From the time I saw the first “Fantastic Four” teaser, I was one of the few who rooted for and supported the reboot nobody seemed to want. I’ve never been emotionally attached to the comic book characters, so tweaking their origin story a bit and making the Human Torch an African-American didn’t bother me one bit. As a fan of “Chronicle,” I also felt Josh Trank could bring the vision of an unlikely group of regular folks dealing with gaining extraordinary (and frightening) gifts to the big-screen successfully.
Transported to an alternate universe, four young outsiders gain superhuman powers as they alter their physical form in shocking ways. Reed Richards (Miles Teller) becomes Mr. Fantastic, able to stretch and twist his body at will, while pal Ben Grimm (Jamie Bell) gains immense strength as the Thing. Johnny Storm (Michael B. Jordan) becomes the Human Torch, able to control and project fire, while his sister Sue (Kate Mara) becomes the Invisible Woman. Together, the Fantastic Four must harness their new abilities to battle a former friend (Toby Kebbell) who poses a threat to Earth.
“Fantastic Four” is the exact opposite of everything we saw in the 2005 and 2007 films directed by Tim Story. Where those were family-friendly and fun, Josh Trank’s version is dark, sinister, and violent. The introduction of each character after he gains his super powers is disturbing and will no doubt scare younger children.
I’ve heard rumbles from people who have seen “Fantastic Four” that they felt it was rooted more in realism. I couldn’t disagree more with that sentiment. The movie definitely has a foot solidly planted in the sci-fi genre. You can fully picture the super hero team living in the same universe as the X-Men.
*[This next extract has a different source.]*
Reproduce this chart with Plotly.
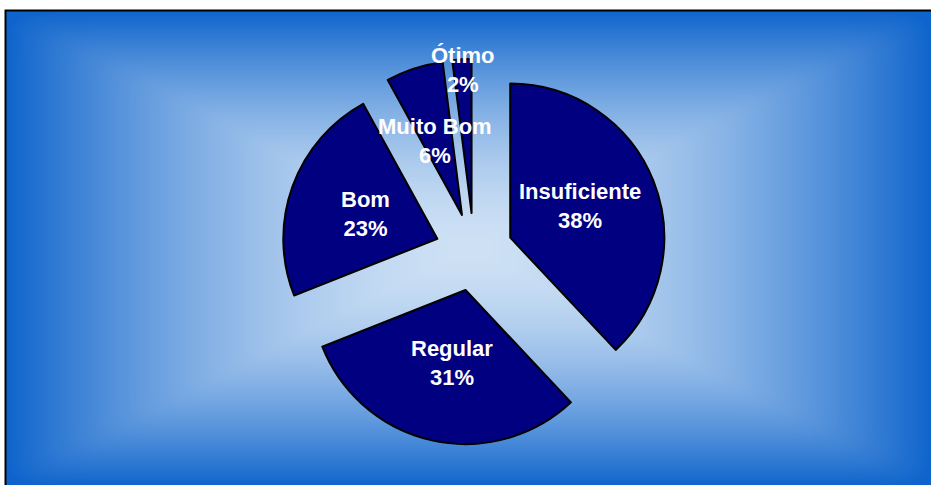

That being said, the dimension the group visits isn’t explored nearly as much as it should’ve been. It feels like the screenwriters were possibly saving that for a sequel which will never happen.
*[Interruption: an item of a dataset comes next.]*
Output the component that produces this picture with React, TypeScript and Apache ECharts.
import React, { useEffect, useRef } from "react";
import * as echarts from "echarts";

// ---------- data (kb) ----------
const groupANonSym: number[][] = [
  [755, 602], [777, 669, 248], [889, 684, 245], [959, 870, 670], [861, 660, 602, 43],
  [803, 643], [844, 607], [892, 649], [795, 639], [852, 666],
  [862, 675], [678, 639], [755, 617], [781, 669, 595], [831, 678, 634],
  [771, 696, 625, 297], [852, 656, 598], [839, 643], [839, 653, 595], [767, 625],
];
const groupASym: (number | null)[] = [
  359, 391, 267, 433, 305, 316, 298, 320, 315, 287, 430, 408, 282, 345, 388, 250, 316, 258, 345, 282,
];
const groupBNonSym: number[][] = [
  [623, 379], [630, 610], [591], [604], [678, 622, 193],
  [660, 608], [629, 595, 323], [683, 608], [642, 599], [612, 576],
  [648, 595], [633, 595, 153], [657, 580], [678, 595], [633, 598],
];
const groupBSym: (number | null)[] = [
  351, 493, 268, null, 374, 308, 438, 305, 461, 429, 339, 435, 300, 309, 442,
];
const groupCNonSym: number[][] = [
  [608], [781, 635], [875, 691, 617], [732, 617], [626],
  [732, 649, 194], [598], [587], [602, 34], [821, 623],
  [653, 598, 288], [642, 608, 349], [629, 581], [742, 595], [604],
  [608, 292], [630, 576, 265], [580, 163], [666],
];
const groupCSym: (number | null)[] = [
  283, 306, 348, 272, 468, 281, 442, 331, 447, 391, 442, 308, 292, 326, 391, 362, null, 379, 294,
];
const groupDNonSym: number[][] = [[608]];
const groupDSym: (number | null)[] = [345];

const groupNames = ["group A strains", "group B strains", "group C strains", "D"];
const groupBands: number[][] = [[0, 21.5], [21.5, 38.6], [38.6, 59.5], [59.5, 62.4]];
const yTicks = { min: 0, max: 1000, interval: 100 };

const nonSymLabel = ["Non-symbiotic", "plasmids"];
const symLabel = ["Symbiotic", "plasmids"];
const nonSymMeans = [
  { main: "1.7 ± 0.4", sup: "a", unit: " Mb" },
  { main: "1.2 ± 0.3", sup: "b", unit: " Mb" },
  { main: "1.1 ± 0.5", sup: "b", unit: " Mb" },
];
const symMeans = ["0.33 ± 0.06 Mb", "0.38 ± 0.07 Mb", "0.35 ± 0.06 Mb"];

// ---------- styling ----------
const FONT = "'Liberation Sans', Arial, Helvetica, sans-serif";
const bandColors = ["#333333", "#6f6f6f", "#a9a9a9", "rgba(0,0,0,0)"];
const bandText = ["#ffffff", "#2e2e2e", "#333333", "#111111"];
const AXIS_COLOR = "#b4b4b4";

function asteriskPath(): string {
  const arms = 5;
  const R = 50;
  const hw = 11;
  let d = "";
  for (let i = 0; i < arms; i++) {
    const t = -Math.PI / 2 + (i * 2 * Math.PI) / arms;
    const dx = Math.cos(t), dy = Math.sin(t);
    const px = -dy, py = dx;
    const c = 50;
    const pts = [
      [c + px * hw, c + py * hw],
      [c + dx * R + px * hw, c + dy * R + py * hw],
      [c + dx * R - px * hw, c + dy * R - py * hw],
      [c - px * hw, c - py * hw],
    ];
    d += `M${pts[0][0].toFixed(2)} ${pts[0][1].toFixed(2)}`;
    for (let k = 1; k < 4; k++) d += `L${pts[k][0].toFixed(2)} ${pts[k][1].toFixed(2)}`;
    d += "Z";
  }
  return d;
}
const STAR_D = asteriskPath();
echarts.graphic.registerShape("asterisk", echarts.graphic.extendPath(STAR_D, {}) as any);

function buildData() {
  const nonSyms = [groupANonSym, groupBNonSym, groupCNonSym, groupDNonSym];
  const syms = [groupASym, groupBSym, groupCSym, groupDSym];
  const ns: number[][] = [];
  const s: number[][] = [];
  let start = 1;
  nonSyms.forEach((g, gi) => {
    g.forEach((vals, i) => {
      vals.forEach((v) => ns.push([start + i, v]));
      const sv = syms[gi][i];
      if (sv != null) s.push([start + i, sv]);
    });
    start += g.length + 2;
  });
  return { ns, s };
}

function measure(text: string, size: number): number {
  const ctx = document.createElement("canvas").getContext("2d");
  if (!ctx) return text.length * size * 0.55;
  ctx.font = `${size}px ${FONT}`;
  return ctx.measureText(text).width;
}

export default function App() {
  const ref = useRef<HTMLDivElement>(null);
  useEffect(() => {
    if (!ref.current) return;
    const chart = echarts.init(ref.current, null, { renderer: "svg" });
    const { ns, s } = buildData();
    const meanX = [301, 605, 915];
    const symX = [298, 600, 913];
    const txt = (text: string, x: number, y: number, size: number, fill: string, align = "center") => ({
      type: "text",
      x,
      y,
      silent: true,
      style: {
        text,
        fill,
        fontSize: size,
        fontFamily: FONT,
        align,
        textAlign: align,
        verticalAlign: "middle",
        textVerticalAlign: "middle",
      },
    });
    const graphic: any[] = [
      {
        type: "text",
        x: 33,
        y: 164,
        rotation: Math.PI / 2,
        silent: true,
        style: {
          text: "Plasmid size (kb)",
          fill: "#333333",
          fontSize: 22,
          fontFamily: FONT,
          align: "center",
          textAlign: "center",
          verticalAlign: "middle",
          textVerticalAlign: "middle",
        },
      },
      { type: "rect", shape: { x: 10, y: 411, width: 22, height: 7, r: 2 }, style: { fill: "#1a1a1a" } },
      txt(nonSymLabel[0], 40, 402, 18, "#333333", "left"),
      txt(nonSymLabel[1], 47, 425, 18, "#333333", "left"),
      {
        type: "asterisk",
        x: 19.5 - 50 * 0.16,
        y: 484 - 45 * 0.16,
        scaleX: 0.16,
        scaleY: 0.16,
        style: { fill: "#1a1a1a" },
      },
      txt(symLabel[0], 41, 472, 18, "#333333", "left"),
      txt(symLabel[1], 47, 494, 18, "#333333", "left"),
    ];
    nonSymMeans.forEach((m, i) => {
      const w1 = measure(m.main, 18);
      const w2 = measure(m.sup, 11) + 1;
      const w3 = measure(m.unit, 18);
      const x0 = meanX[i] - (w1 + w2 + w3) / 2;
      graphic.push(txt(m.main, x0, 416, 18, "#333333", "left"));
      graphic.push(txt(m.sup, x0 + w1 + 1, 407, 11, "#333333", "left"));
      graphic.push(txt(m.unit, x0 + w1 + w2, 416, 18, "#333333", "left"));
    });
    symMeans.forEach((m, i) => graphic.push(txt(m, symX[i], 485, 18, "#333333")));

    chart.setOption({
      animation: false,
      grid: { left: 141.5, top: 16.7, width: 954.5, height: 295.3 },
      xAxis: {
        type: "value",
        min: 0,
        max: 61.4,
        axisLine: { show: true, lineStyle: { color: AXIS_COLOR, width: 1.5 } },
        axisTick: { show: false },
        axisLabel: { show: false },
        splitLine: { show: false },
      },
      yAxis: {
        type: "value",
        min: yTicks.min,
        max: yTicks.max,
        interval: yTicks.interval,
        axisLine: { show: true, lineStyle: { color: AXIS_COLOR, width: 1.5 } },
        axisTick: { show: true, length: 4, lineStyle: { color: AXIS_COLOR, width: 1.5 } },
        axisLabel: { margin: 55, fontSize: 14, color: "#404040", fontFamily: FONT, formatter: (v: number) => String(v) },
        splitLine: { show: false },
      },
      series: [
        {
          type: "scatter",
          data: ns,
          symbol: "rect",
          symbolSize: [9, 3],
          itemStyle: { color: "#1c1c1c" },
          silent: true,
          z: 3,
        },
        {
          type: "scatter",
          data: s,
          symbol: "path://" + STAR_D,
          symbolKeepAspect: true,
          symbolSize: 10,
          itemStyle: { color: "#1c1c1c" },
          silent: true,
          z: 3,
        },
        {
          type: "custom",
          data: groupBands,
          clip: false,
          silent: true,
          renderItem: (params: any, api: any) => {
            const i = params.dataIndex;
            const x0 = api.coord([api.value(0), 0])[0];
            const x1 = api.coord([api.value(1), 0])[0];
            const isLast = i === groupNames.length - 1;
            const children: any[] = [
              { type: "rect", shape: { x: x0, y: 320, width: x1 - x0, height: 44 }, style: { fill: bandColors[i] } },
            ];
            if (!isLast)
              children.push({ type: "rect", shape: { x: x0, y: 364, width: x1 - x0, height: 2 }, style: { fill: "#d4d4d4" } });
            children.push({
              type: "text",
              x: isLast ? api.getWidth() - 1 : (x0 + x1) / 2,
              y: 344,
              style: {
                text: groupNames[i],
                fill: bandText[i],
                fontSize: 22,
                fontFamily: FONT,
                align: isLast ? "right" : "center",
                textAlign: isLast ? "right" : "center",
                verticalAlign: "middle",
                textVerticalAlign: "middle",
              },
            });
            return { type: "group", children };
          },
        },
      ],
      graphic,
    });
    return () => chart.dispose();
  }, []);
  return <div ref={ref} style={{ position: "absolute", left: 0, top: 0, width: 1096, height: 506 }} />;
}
In all honesty, “Fantastic Four” feels like Josh Trank took his script for “Chronicle” and an unused treatment for a sequel and bunched them together. he then used established popular comic book characters to bring the movie to life. The whole thing just ends up feeling imbalanced.
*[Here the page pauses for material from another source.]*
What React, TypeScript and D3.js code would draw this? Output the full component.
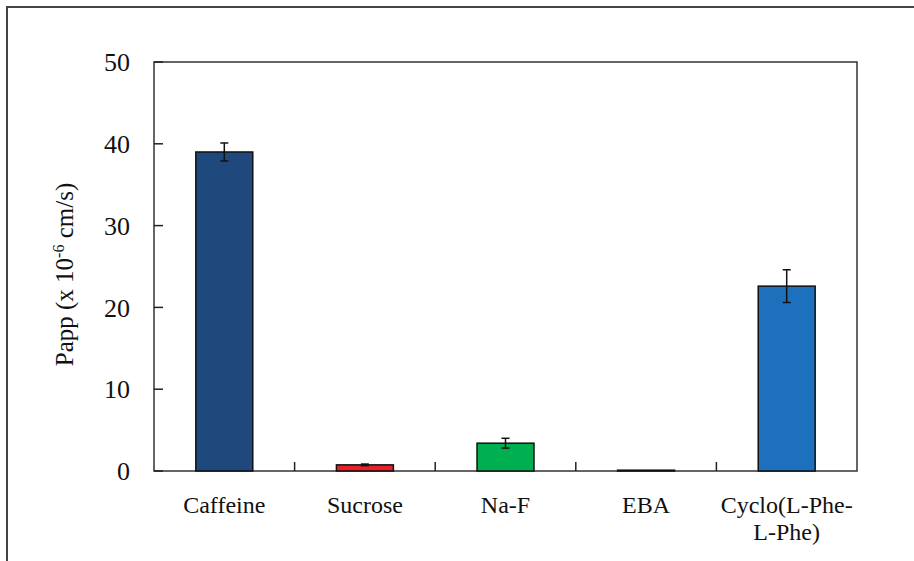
import React from "react";
import * as d3 from "d3";

const categories = ["Caffeine", "Sucrose", "Na-F", "EBA", "Cyclo(L-Phe-|L-Phe)"];
const values = [39.0, 0.75, 3.4, 0.1, 22.6];
const errors = [1.1, 0.1, 0.6, 0.0, 2.0];
const colors = ["#1F497D", "#E8202A", "#00B050", "#1F497D", "#1C70BC"];
const yTicks = [0, 10, 20, 30, 40, 50];

export default function App() {
  const W = 914, H = 561;
  const left = 154, right = 857, top = 62, bottom = 471;
  const x = d3.scaleBand<string>().domain(categories).range([left, right]).paddingInner(0).paddingOuter(0);
  const y = d3.scaleLinear().domain([0, 50]).range([bottom, top]);
  const bw = x.bandwidth() * 0.405;
  const font = "Liberation Serif";
  return (
    <svg width={W} height={H} style={{ position: "absolute", left: 0, top: 0, background: "#fff", fontFamily: "'Liberation Serif', 'DejaVu Serif', serif" }}>
      <rect x={0} y={0} width={W} height={H} fill="#fff" />
      <rect x={7} y={7} width={W + 20} height={H + 20} fill="none" stroke="#444" strokeWidth={2} />
      <rect x={left} y={top} width={right - left} height={bottom - top} fill="none" stroke="#333" strokeWidth={1.5} />
      {yTicks.map((t) => (
        <g key={t}>
          <line x1={left} x2={left + 9} y1={y(t)} y2={y(t)} stroke="#222" strokeWidth={1.5} />
          <text x={130} y={y(t)} dy="0.35em" textAnchor="end" fontFamily={font} fontSize={26} fill="#111">{t}</text>
        </g>
      ))}
      {categories.slice(1).map((c) => (
        <line key={c} x1={x(c)!} x2={x(c)!} y1={bottom} y2={bottom - 9} stroke="#222" strokeWidth={1.5} />
      ))}
      {categories.map((c, i) => {
        const cx = x(c)! + x.bandwidth() / 2;
        return (
          <g key={c}>
            <rect x={cx - bw / 2} y={y(values[i])} width={bw} height={bottom - y(values[i])} fill={colors[i]} stroke="#111" strokeWidth={1.5} />
            {errors[i] > 0 && (
              <g stroke="#111" strokeWidth={1.5}>
                <line x1={cx} x2={cx} y1={y(values[i] + errors[i])} y2={y(values[i] - errors[i])} />
                <line x1={cx - 4} x2={cx + 4} y1={y(values[i] + errors[i])} y2={y(values[i] + errors[i])} />
                <line x1={cx - 4} x2={cx + 4} y1={y(values[i] - errors[i])} y2={y(values[i] - errors[i])} />
              </g>
            )}
            <text x={cx} y={513} textAnchor="middle" fontFamily={font} fontSize={24} fill="#111">
              {c.split("|").map((line, k) => (
                <tspan key={k} x={cx} dy={k === 0 ? 0 : 27}>{line}</tspan>
              ))}
            </text>
          </g>
        );
      })}
      <text transform={`translate(73,${(top + bottom) / 2 + 8}) rotate(-90)`} textAnchor="middle" fontFamily={font} fontSize={25} fill="#111">
        Papp (x 10<tspan dy={-9} fontSize={16}>-6</tspan><tspan dy={9}> cm/s)</tspan>
      </text>
    </svg>
  );
}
The main cast of “Fantastic Four” really isn’t the problem with the movie. I feel they deliver in their roles and each one was established well enough to where we cared about what happened to them. In the right hands and with the right script, I believe they could flourish and be the new faces of the team. The character and look of Dr. Doom was very cool as well. Unfortunately, I don’t think we’re ever going to get to see the actors expand on their characters after this bombs.
I really hope that Fox just accepts the failure of “Fantastic Four” and moves on with the actors for the “X-Men” crossover they plan on doing. If the movie performs as poorly as expected, there’s no way a proper sequel will ever be greenlit. I, for one, think it’s a darn shame since this feels like the first half of a great movie.
The film is rated PG-13 for sci-fi action violence, and language. Dr. Doom has a rather graphic way of disposing of his targets that will remind some viewers of the movie “Scanners.” There are other intense and frightening scenes as well.
“Fantastic Four” isn’t a bad movie. It’s just not fantastic (I’m sure you’ve already read this pun somewhere else). Whether it was the studio messing with Josh Trank’s original vision or his own fault, it simply isn’t what it should or could have been. It’s an uneven attempt at making a dark and gritty superhero movie while still injecting comic book narrative into the equation at some points. The combination simply doesn’t work here.